╔══

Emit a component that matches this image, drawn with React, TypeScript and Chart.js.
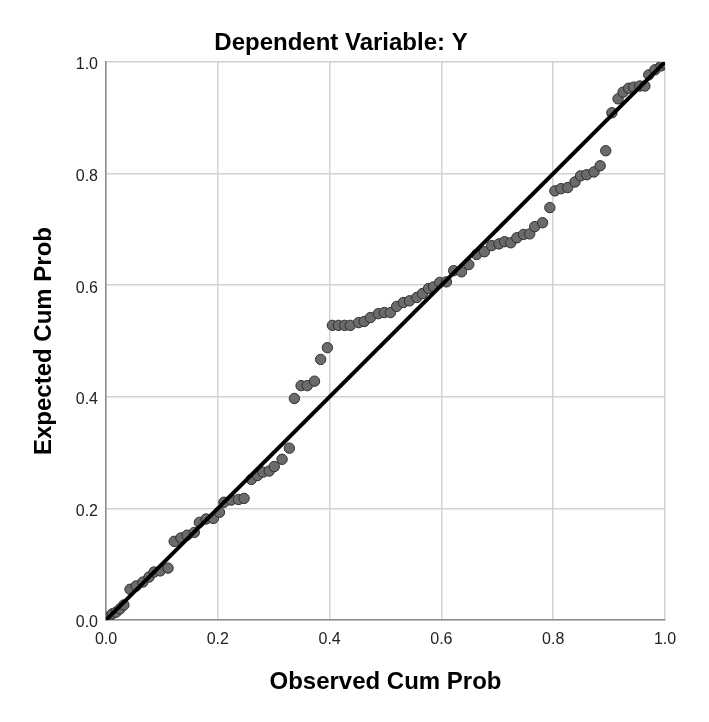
import React, { useEffect, useRef } from "react";
import { Chart, registerables } from "chart.js";

Chart.register(...registerables);

// P-P plot of regression standardized residuals
const observedCumProb: number[] = [
  0.004, 0.011, 0.018, 0.025, 0.032, 0.043, 0.054, 0.066, 0.077, 0.086,
  0.097, 0.111, 0.122, 0.134, 0.145, 0.158, 0.167, 0.179, 0.192, 0.203,
  0.211, 0.224, 0.237, 0.247, 0.26, 0.271, 0.281, 0.292, 0.301, 0.315,
  0.328, 0.337, 0.349, 0.36, 0.373, 0.384, 0.396, 0.405, 0.416, 0.427,
  0.437, 0.452, 0.462, 0.473, 0.487, 0.498, 0.509, 0.52, 0.532, 0.543,
  0.556, 0.566, 0.577, 0.586, 0.597, 0.609, 0.622, 0.636, 0.649, 0.663,
  0.677, 0.69, 0.703, 0.713, 0.724, 0.735, 0.747, 0.758, 0.767, 0.781,
  0.794, 0.803, 0.814, 0.826, 0.839, 0.849, 0.86, 0.873, 0.884, 0.894,
  0.905, 0.916, 0.925, 0.935, 0.944, 0.955, 0.964, 0.971, 0.982, 0.993,
  0.998,
];

const expectedCumProb: number[] = [
  0.005, 0.011, 0.014, 0.02, 0.027, 0.055, 0.061, 0.068, 0.077, 0.086,
  0.088, 0.093, 0.141, 0.147, 0.152, 0.157, 0.175, 0.181, 0.182, 0.193,
  0.211, 0.215, 0.216, 0.218, 0.252, 0.259, 0.265, 0.267, 0.275, 0.288,
  0.308, 0.397, 0.42, 0.42, 0.428, 0.467, 0.488, 0.528, 0.528, 0.528,
  0.528, 0.533, 0.535, 0.542, 0.549, 0.551, 0.551, 0.562, 0.569, 0.572,
  0.578, 0.585, 0.594, 0.597, 0.605, 0.606, 0.626, 0.624, 0.637, 0.655,
  0.66, 0.671, 0.674, 0.678, 0.676, 0.685, 0.691, 0.692, 0.705, 0.712,
  0.739, 0.769, 0.773, 0.775, 0.785, 0.796, 0.798, 0.803, 0.814, 0.841,
  0.909, 0.934, 0.946, 0.953, 0.955, 0.957, 0.957, 0.977, 0.986, 0.993,
  0.998,
];

// Reference diagonal (expected = observed)
const diagonalX: number[] = [0, 1];
const diagonalY: number[] = [0, 1];

const tickValues: number[] = [0, 0.2, 0.4, 0.6, 0.8, 1.0];

const chartTitle = "Dependent Variable: Y";
const xTitle = "Observed Cum Prob";
const yTitle = "Expected Cum Prob";

const FONT = '"Liberation Sans", Arial, sans-serif';

export default function App() {
  const canvasRef = useRef<HTMLCanvasElement | null>(null);

  useEffect(() => {
    const canvas = canvasRef.current;
    if (!canvas) return;

    const points = observedCumProb.map((x, i) => ({ x, y: expectedCumProb[i] }));
    const diagonal = diagonalX.map((x, i) => ({ x, y: diagonalY[i] }));

    const axisTicks = (scale: any) => {
      scale.ticks = tickValues.map((v) => ({ value: v }));
    };

    const chart = new Chart(canvas, {
      type: "scatter",
      data: {
        datasets: [
          {
            type: "line",
            data: diagonal,
            borderColor: "#000000",
            borderWidth: 4,
            pointRadius: 0,
            fill: false,
            order: 0,
          },
          {
            type: "scatter",
            data: points,
            backgroundColor: "#6b6b6b",
            borderColor: "#2e2e2e",
            borderWidth: 1,
            pointRadius: 5.2,
            order: 1,
          },
        ],
      },
      options: {
        animation: false,
        responsive: false,
        devicePixelRatio: 1,
        layout: { padding: { left: 0, right: 27, top: 0, bottom: 0 } },
        plugins: {
          legend: { display: false },
          tooltip: { enabled: false },
          title: {
            display: true,
            text: chartTitle,
            color: "#000000",
            font: { family: FONT, size: 24, weight: "bold", lineHeight: 1.2 },
            padding: { top: 28.6, bottom: 4.6 },
          },
        },
        scales: {
          x: {
            type: "linear",
            position: "bottom",
            min: 0,
            max: 1,
            afterBuildTicks: axisTicks,
            afterFit: (s: any) => {
              s.height = 102;
            },
            grid: { color: "#d2d2d2", lineWidth: 1.5, drawTicks: false },
            border: { display: true, color: "#8c8c8c", width: 1.5 },
            ticks: {
              color: "#222222",
              padding: 10,
              font: { family: FONT, size: 16 },
              callback: (v: any) => Number(v).toFixed(1),
            },
            title: {
              display: true,
              text: xTitle,
              color: "#000000",
              font: { family: FONT, size: 24, weight: "bold", lineHeight: 1.2 },
              padding: { top: 0, bottom: 25.6 },
            },
          },
          y: {
            type: "linear",
            position: "left",
            min: 0,
            max: 1,
            afterBuildTicks: axisTicks,
            afterFit: (s: any) => {
              s.width = 106;
            },
            grid: { color: "#d2d2d2", lineWidth: 1.5, drawTicks: false },
            border: { display: true, color: "#8c8c8c", width: 1.5 },
            ticks: {
              color: "#222222",
              padding: 8,
              labelOffset: 3,
              font: { family: FONT, size: 16 },
              callback: (v: any) => Number(v).toFixed(1),
            },
            title: {
              display: true,
              text: yTitle,
              color: "#000000",
              font: { family: FONT, size: 24, weight: "bold", lineHeight: 1.2 },
              padding: { top: 30.3, bottom: 0 },
            },
          },
          // empty right-hand strip that keeps the plot clear of the canvas edge
          yRight: {
            type: "linear",
            position: "right",
            min: 0,
            max: 1,
            afterFit: (s: any) => {
              s.width = 17;
            },
            grid: { display: false, drawTicks: false },
            border: { display: false },
            ticks: { display: false },
          },
        },
      },
    });

    return () => chart.destroy();
  }, []);

  return (
    <div style={{ position: "fixed", left: 0, top: 0, width: 709, height: 722, background: "#ffffff" }}>
      <canvas ref={canvasRef} width={709} height={722} style={{ display: "block" }} />
    </div>
  );
}
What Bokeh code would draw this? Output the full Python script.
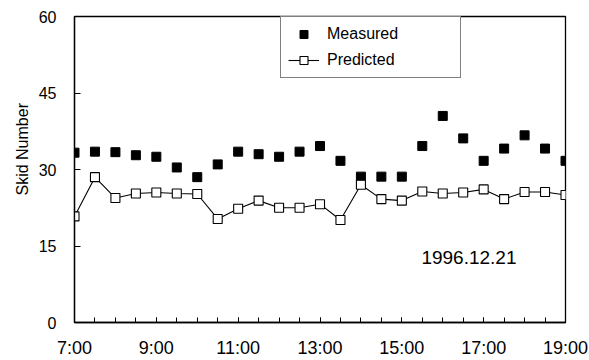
from bokeh.plotting import figure
from bokeh.models import Range1d, FixedTicker, Label, Legend, LegendItem, Title
from bokeh.embed import file_html
from bokeh.resources import INLINE

# ---- data ----
times = [7.0, 7.5, 8.0, 8.5, 9.0, 9.5, 10.0, 10.5, 11.0, 11.5, 12.0, 12.5,
         13.0, 13.5, 14.0, 14.5, 15.0, 15.5, 16.0, 16.5, 17.0, 17.5, 18.0, 18.5, 19.0]
measured = [33.3, 33.5, 33.4, 32.8, 32.5, 30.4, 28.5, 31.0, 33.5, 33.0, 32.5, 33.5,
            34.6, 31.7, 28.6, 28.6, 28.6, 34.6, 40.5, 36.1, 31.7, 34.1, 36.7, 34.1, 31.7]
predicted = [20.8, 28.5, 24.4, 25.3, 25.5, 25.3, 25.2, 20.3, 22.3, 23.9, 22.5, 22.5,
             23.2, 20.1, 27.0, 24.2, 23.9, 25.7, 25.3, 25.5, 26.1, 24.2, 25.6, 25.6, 25.0]
x_ticks = [7, 9, 11, 13, 15, 17, 19]
x_tick_labels = ["7:00", "9:00", "11:00", "13:00", "15:00", "17:00", "19:00"]
y_ticks = [0, 15, 30, 45, 60]
date_text = "1996.12.21"

FONT = "Liberation Sans"

p = figure(width=589, height=360, output_backend="svg", toolbar_location=None,
           x_range=Range1d(7, 19), y_range=Range1d(0, 60),
           min_border_left=74, min_border_right=24, min_border_top=16,
           min_border_bottom=37)
p.background_fill_color = "white"
p.border_fill_color = "white"
p.outline_line_color = "black"
p.outline_line_width = 1.3
p.xgrid.visible = False
p.ygrid.visible = False

# x axis
xa = p.xaxis[0]
xa.ticker = FixedTicker(ticks=x_ticks, minor_ticks=times)
xa.major_label_overrides = {t: l for t, l in zip(x_ticks, x_tick_labels)}
xa.major_tick_in = 5
xa.major_tick_out = 0
xa.minor_tick_in = 5
xa.minor_tick_out = 0
xa.major_label_standoff = 15
xa.major_label_text_font = FONT
xa.major_label_text_font_size = "18px"
xa.major_label_text_color = "black"
xa.axis_line_width = 1.3
xa.axis_line_color = "black"
xa.major_tick_line_color = "black"
xa.minor_tick_line_color = "black"

# y axis
ya = p.yaxis[0]
ya.ticker = FixedTicker(ticks=y_ticks, minor_ticks=[])
ya.major_tick_in = 6
ya.major_tick_out = 0
ya.minor_tick_in = 0
ya.minor_tick_out = 0
ya.major_label_standoff = 18
ya.major_label_text_font = FONT
ya.major_label_text_font_size = "16px"
ya.major_label_text_color = "black"
ya.axis_line_width = 1.3
ya.axis_line_color = "black"

# series
r_meas = p.scatter(times, measured, marker="square", size=9,
                   fill_color="black", line_color="black")
r_line = p.line(times, predicted, line_color="black", line_width=1.1)
r_pred = p.scatter(times, predicted, marker="square", size=9,
                   fill_color="white", line_color="black", line_width=1.1)

legend = Legend(items=[
    LegendItem(label="Measured", renderers=[r_meas]),
    LegendItem(label="Predicted", renderers=[r_line, r_pred]),
], location=(206, 244))
legend.label_text_font = FONT
legend.label_text_font_size = "16px"
legend.label_text_color = "black"
legend.glyph_width = 31
legend.glyph_height = 20
legend.label_height = 20
legend.label_standoff = 8
legend.label_width = 126
legend.spacing = 6
legend.padding = 7
legend.margin = 0
legend.border_line_color = "black"
legend.border_line_width = 1.3
legend.background_fill_alpha = 1
p.add_layout(legend)

# date annotation
p.add_layout(Label(x=16.64, y=12.7, text=date_text, text_align="center",
                   text_baseline="middle", text_font=FONT,
                   text_font_size="19px", text_color="black"))

# y axis title
p.add_layout(Title(text="Skid Number", align="left", offset=127,
                   text_font=FONT, text_font_size="16px",
                   text_font_style="normal", text_color="black",
                   standoff=10), "left")

open("out.html", "w").write(file_html(p, INLINE))
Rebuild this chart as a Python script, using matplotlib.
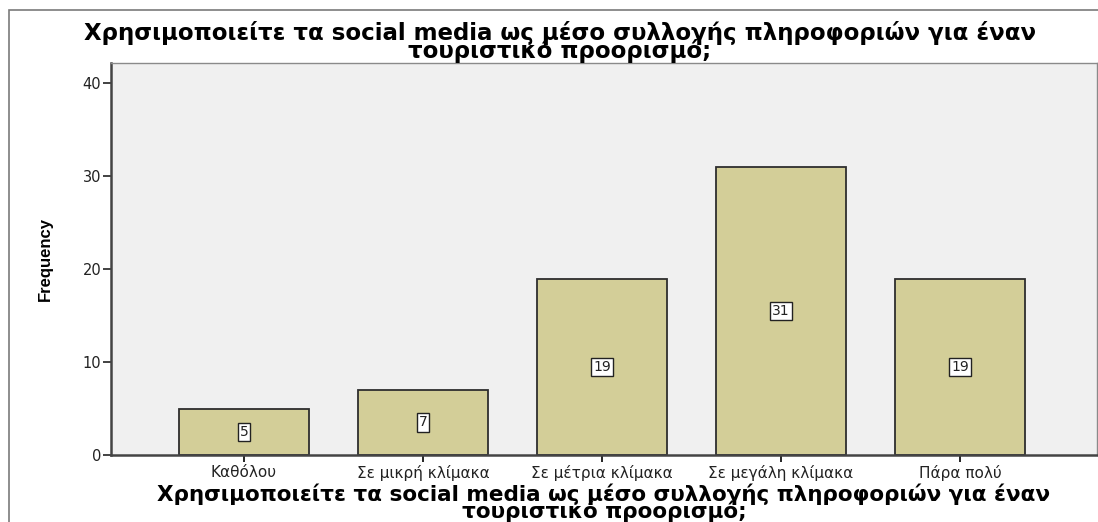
import matplotlib.pyplot as plt
from matplotlib.patches import Rectangle

categories = ['Καθόλου', 'Σε μικρή κλίμακα', 'Σε μέτρια κλίμακα',
              'Σε μεγάλη κλίμακα', 'Πάρα πολύ']
counts = [5, 7, 19, 31, 19]
yticks = [0, 10, 20, 30, 40]
question = 'Χρησιμοποιείτε τα social media ως μέσο συλλογής πληροφοριών για έναν\nτουριστικό προορισμό;'

bar_color = '#D3CE98'
panel_color = '#F0F0F0'

fig = plt.figure(figsize=(10.98, 5.22), dpi=100)
W, H = 1098, 522

# outer chart frame
fig.patches.append(Rectangle((9 / W, -0.1), 1.2, 1.1 - 10 / H, transform=fig.transFigure,
                             fill=False, edgecolor='#7a7a7a', linewidth=1.2))

ax = fig.add_axes([111 / W, 1 - 455 / H, (1097 - 111) / W, (455 - 63) / H])
ax.set_facecolor(panel_color)

x = list(range(len(categories)))
ax.bar(x, counts, width=0.73, color=bar_color, edgecolor='#2e2e2e', linewidth=1.3, zorder=2)

for xi, c in zip(x, counts):
    ax.text(xi, c / 2, str(c), ha='center', va='center', fontsize=10, family='DejaVu Sans',
            color='#222222', zorder=3,
            bbox=dict(boxstyle='square,pad=0.15', facecolor='white', edgecolor='#222222', linewidth=1))

ax.set_xlim(-0.743, 4.765)
ax.set_ylim(0, 42.2)
ax.set_yticks(yticks)
ax.set_xticks(x)
ax.set_xticklabels(categories, fontsize=11, family='DejaVu Sans', color='#222222')
ax.tick_params(axis='y', labelsize=10.5, colors='#222222', length=6, width=1.2, pad=1)
ax.tick_params(axis='x', length=5, width=1.2, pad=2)

for side in ('left', 'bottom'):
    ax.spines[side].set_color('#444444')
    ax.spines[side].set_linewidth(1.8)
for side in ('top', 'right'):
    ax.spines[side].set_color('#8a8a8a')
    ax.spines[side].set_linewidth(1.0)

ax.set_ylabel('Frequency', fontsize=12, fontweight='bold',
              family='Liberation Sans', labelpad=21)

fig.text(560 / W, 1 - 42 / H, question, ha='center', va='center', fontsize=16.5,
         fontweight='bold', family='DejaVu Sans', linespacing=0.72)
fig.text(604 / W, 1 - 503 / H, question, ha='center', va='center', fontsize=15.5,
         fontweight='bold', family='DejaVu Sans', linespacing=0.72)

fig.savefig('out.png', dpi=100)
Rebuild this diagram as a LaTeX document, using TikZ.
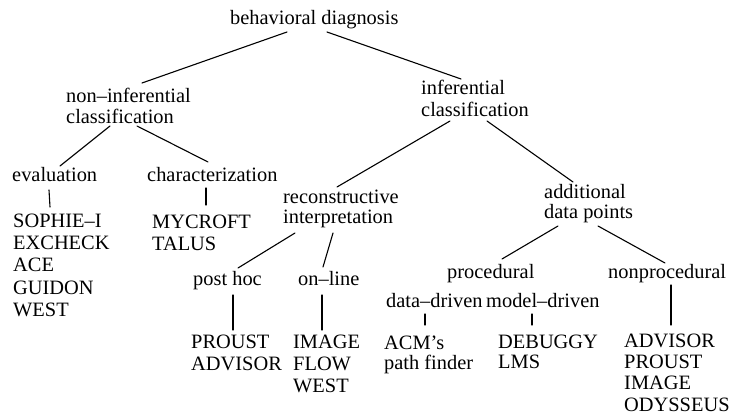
\documentclass[tikz,border=0pt]{standalone}
\usepackage{fontspec}
\setmainfont{Liberation Serif}
% left-aligned stack of lines whose baseline is that of the first line
\newcommand{\linestack}[1]{\begin{tabular}[t]{@{}l@{}}#1\end{tabular}}
\begin{document}
\begin{tikzpicture}[x=1pt,y=-1pt,
  lbl/.style={inner sep=0pt,anchor=base west,
    font=\fontsize{20.4}{20.5}\selectfont},
  lst/.style={lbl,font=\fontsize{20.4}{22.4}\selectfont},
  branch/.style={line width=1.1pt,line cap=round}]
\useasboundingbox (0,0) rectangle (730,414);

% classification labels
\node[lbl] (bd)  at (230,25)  {behavioral diagnosis};
\node[lbl] (nic) at (66,103)  {\linestack{non–inferential\\classification}};
\node[lbl,font=\fontsize{20.4}{22}\selectfont] (ic) at (421,95) {\linestack{inferential\\classification}};
\node[lbl] (ev)  at (12,182)  {evaluation};
\node[lbl] (ch)  at (147,182) {characterization};
\node[lbl,font=\fontsize{20.4}{19.5}\selectfont] (rc) at (283,204) {\linestack{reconstructive\\interpretation}};
\node[lbl] (ad)  at (544,198) {\linestack{additional\\data points}};
\node[lbl] (ph)  at (193,285) {post hoc};
\node[lbl] (ol)  at (298,285) {on–line};
\node[lbl] (pr)  at (447,278) {procedural};
\node[lbl] (np)  at (608,278) {nonprocedural};
\node[lbl] (dd)  at (386,307) {data–driven};
\node[lbl] (md)  at (486,307) {model–driven};

% system lists
\node[lst] (sl) at (13,227)  {\linestack{SOPHIE–I\\EXCHECK\\ACE\\GUIDON\\WEST}};
\node[lst] (ml) at (152,228) {\linestack{MYCROFT\\TALUS}};
\node[lst] (pl) at (191,348) {\linestack{PROUST\\ADVISOR}};
\node[lst] (il) at (293,348) {\linestack{IMAGE\\FLOW\\WEST}};
\node[lbl] (al) at (384,349) {\linestack{ACM’s\\path finder}};
\node[lbl] (dl) at (498,348) {\linestack{DEBUGGY\\LMS}};
\node[lst,font=\fontsize{20.4}{21.4}\selectfont] (nl) at (624,347) {\linestack{ADVISOR\\PROUST\\IMAGE\\ODYSSEUS}};

% branches
\draw[branch] ([shift={(57,7)}]bd.base west)  -- ([shift={(76,-20)}]nic.base west);
\draw[branch] ([shift={(97,7)}]bd.base west)  -- ([shift={(40,-16)}]ic.base west);
\draw[branch] ([shift={(44,23)}]nic.base west) -- ([shift={(48,-16)}]ev.base west);
\draw[branch] ([shift={(71,23)}]nic.base west) -- ([shift={(61,-20)}]ch.base west);
\draw[branch] ([shift={(37,8)}]ev.base west)  -- ([shift={(37,-20)}]sl.base west);
\draw[branch] ([shift={(59,6)}]ch.base west)  -- ([shift={(54,-23)}]ml.base west);
\draw[branch] ([shift={(29,26)}]ic.base west) -- ([shift={(54,-17)}]rc.base west);
\draw[branch] ([shift={(66,26)}]ic.base west) -- ([shift={(29,-16)}]ad.base west);
\draw[branch] ([shift={(12,29)}]rc.base west) -- ([shift={(45,-17)}]ph.base west);
\draw[branch] ([shift={(50,29)}]rc.base west) -- ([shift={(25,-18)}]ol.base west);
\draw[branch] ([shift={(40,10)}]ph.base west) -- ([shift={(42,-18)}]pl.base west);
\draw[branch] ([shift={(24,10)}]ol.base west) -- ([shift={(29,-18)}]il.base west);
\draw[branch] ([shift={(14,28)}]ad.base west) -- ([shift={(55,-19)}]pr.base west);
\draw[branch] ([shift={(54,28)}]ad.base west) -- ([shift={(57,-15)}]np.base west);
\draw[branch] ([shift={(39,7)}]dd.base west)  -- ([shift={(41,-24)}]al.base west);
\draw[branch] ([shift={(46,7)}]md.base west)  -- ([shift={(34,-23)}]dl.base west);
\draw[branch] ([shift={(63,7)}]np.base west)  -- ([shift={(47,-22)}]nl.base west);
\end{tikzpicture}
\end{document}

╚══

» Exercise goal:
Repeat the listing above exactly from its first line to the line containing "Chart.register(...registerables);", both included, and omit the pictures.

» Response to this task:
Emit a component that matches this image, drawn with React, TypeScript and Chart.js.
import React, { useEffect, useRef } from "react";
import { Chart, registerables } from "chart.js";

Chart.register(...registerables);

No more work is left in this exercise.